- THE TASK
Quote every line below exactly and skip any picture.
======== SUPPLIED MATERIAL ========
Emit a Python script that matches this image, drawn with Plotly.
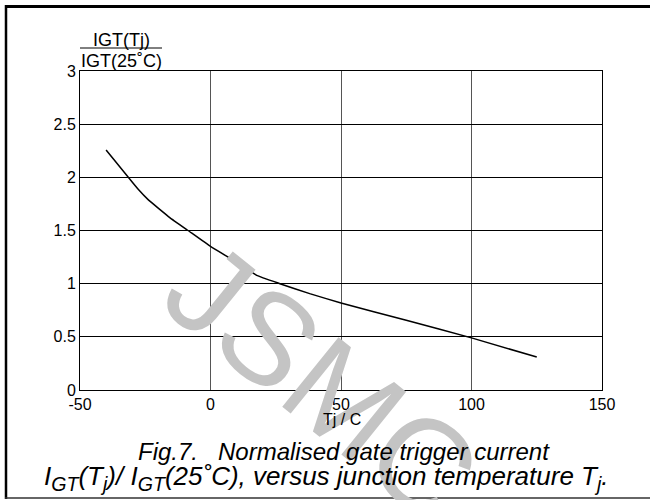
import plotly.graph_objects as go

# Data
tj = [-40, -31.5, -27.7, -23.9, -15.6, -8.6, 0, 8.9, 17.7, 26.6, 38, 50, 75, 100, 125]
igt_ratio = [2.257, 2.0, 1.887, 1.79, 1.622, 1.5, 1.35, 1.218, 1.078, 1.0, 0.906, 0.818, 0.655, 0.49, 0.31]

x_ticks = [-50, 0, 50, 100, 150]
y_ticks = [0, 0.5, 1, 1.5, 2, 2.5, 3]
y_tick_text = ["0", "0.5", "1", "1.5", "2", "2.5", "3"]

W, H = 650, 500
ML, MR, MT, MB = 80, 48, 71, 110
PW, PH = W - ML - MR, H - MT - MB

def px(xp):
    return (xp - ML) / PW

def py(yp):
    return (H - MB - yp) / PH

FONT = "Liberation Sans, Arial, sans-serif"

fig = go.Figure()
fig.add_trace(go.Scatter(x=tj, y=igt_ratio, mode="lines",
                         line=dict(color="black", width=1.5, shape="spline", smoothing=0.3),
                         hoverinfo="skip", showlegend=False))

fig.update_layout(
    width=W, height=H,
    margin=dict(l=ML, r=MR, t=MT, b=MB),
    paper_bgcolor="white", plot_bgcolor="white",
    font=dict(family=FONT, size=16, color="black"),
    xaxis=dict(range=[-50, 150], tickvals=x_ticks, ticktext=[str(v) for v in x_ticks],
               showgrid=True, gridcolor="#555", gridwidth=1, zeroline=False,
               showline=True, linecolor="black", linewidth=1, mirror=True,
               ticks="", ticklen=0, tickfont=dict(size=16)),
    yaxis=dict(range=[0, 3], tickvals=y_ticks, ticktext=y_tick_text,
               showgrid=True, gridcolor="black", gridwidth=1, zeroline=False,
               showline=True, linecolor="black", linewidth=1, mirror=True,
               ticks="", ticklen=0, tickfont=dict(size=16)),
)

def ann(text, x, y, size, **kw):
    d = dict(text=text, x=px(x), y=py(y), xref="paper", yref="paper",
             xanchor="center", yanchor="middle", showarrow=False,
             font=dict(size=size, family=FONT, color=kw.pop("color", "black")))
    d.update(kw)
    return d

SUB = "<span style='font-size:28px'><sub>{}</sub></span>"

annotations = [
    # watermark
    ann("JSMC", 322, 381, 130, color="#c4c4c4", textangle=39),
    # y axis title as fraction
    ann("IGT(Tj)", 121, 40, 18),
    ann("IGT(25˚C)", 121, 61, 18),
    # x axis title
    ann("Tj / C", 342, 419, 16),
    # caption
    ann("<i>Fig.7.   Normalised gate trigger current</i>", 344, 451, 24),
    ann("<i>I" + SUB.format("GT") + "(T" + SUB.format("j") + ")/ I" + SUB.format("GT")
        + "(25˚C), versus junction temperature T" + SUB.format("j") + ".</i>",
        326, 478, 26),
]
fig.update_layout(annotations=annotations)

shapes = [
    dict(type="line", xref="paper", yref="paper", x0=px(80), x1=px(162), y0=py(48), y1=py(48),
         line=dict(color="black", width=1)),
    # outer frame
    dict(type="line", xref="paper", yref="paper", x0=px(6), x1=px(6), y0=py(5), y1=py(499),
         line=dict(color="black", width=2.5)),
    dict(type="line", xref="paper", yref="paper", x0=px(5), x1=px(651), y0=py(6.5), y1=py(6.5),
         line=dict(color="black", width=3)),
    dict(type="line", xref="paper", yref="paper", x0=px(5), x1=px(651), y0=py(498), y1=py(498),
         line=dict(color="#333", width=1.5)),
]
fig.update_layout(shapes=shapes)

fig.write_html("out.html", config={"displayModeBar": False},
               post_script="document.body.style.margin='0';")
========
- PROBLEM SOLUTION
Emit a Python script that matches this image, drawn with Plotly.
import plotly.graph_objects as go

# Data
tj = [-40, -31.5, -27.7, -23.9, -15.6, -8.6, 0, 8.9, 17.7, 26.6, 38, 50, 75, 100, 125]
igt_ratio = [2.257, 2.0, 1.887, 1.79, 1.622, 1.5, 1.35, 1.218, 1.078, 1.0, 0.906, 0.818, 0.655, 0.49, 0.31]

x_ticks = [-50, 0, 50, 100, 150]
y_ticks = [0, 0.5, 1, 1.5, 2, 2.5, 3]
y_tick_text = ["0", "0.5", "1", "1.5", "2", "2.5", "3"]

W, H = 650, 500
ML, MR, MT, MB = 80, 48, 71, 110
PW, PH = W - ML - MR, H - MT - MB

def px(xp):
    return (xp - ML) / PW

def py(yp):
    return (H - MB - yp) / PH

FONT = "Liberation Sans, Arial, sans-serif"

fig = go.Figure()
fig.add_trace(go.Scatter(x=tj, y=igt_ratio, mode="lines",
                         line=dict(color="black", width=1.5, shape="spline", smoothing=0.3),
                         hoverinfo="skip", showlegend=False))

fig.update_layout(
    width=W, height=H,
    margin=dict(l=ML, r=MR, t=MT, b=MB),
    paper_bgcolor="white", plot_bgcolor="white",
    font=dict(family=FONT, size=16, color="black"),
    xaxis=dict(range=[-50, 150], tickvals=x_ticks, ticktext=[str(v) for v in x_ticks],
               showgrid=True, gridcolor="#555", gridwidth=1, zeroline=False,
               showline=True, linecolor="black", linewidth=1, mirror=True,
               ticks="", ticklen=0, tickfont=dict(size=16)),
    yaxis=dict(range=[0, 3], tickvals=y_ticks, ticktext=y_tick_text,
               showgrid=True, gridcolor="black", gridwidth=1, zeroline=False,
               showline=True, linecolor="black", linewidth=1, mirror=True,
               ticks="", ticklen=0, tickfont=dict(size=16)),
)

def ann(text, x, y, size, **kw):
    d = dict(text=text, x=px(x), y=py(y), xref="paper", yref="paper",
             xanchor="center", yanchor="middle", showarrow=False,
             font=dict(size=size, family=FONT, color=kw.pop("color", "black")))
    d.update(kw)
    return d

SUB = "<span style='font-size:28px'><sub>{}</sub></span>"

annotations = [
    # watermark
    ann("JSMC", 322, 381, 130, color="#c4c4c4", textangle=39),
    # y axis title as fraction
    ann("IGT(Tj)", 121, 40, 18),
    ann("IGT(25˚C)", 121, 61, 18),
    # x axis title
    ann("Tj / C", 342, 419, 16),
    # caption
    ann("<i>Fig.7.   Normalised gate trigger current</i>", 344, 451, 24),
    ann("<i>I" + SUB.format("GT") + "(T" + SUB.format("j") + ")/ I" + SUB.format("GT")
        + "(25˚C), versus junction temperature T" + SUB.format("j") + ".</i>",
        326, 478, 26),
]
fig.update_layout(annotations=annotations)

shapes = [
    dict(type="line", xref="paper", yref="paper", x0=px(80), x1=px(162), y0=py(48), y1=py(48),
         line=dict(color="black", width=1)),
    # outer frame
    dict(type="line", xref="paper", yref="paper", x0=px(6), x1=px(6), y0=py(5), y1=py(499),
         line=dict(color="black", width=2.5)),
    dict(type="line", xref="paper", yref="paper", x0=px(5), x1=px(651), y0=py(6.5), y1=py(6.5),
         line=dict(color="black", width=3)),
    dict(type="line", xref="paper", yref="paper", x0=px(5), x1=px(651), y0=py(498), y1=py(498),
         line=dict(color="#333", width=1.5)),
]
fig.update_layout(shapes=shapes)

fig.write_html("out.html", config={"displayModeBar": False},
               post_script="document.body.style.margin='0';")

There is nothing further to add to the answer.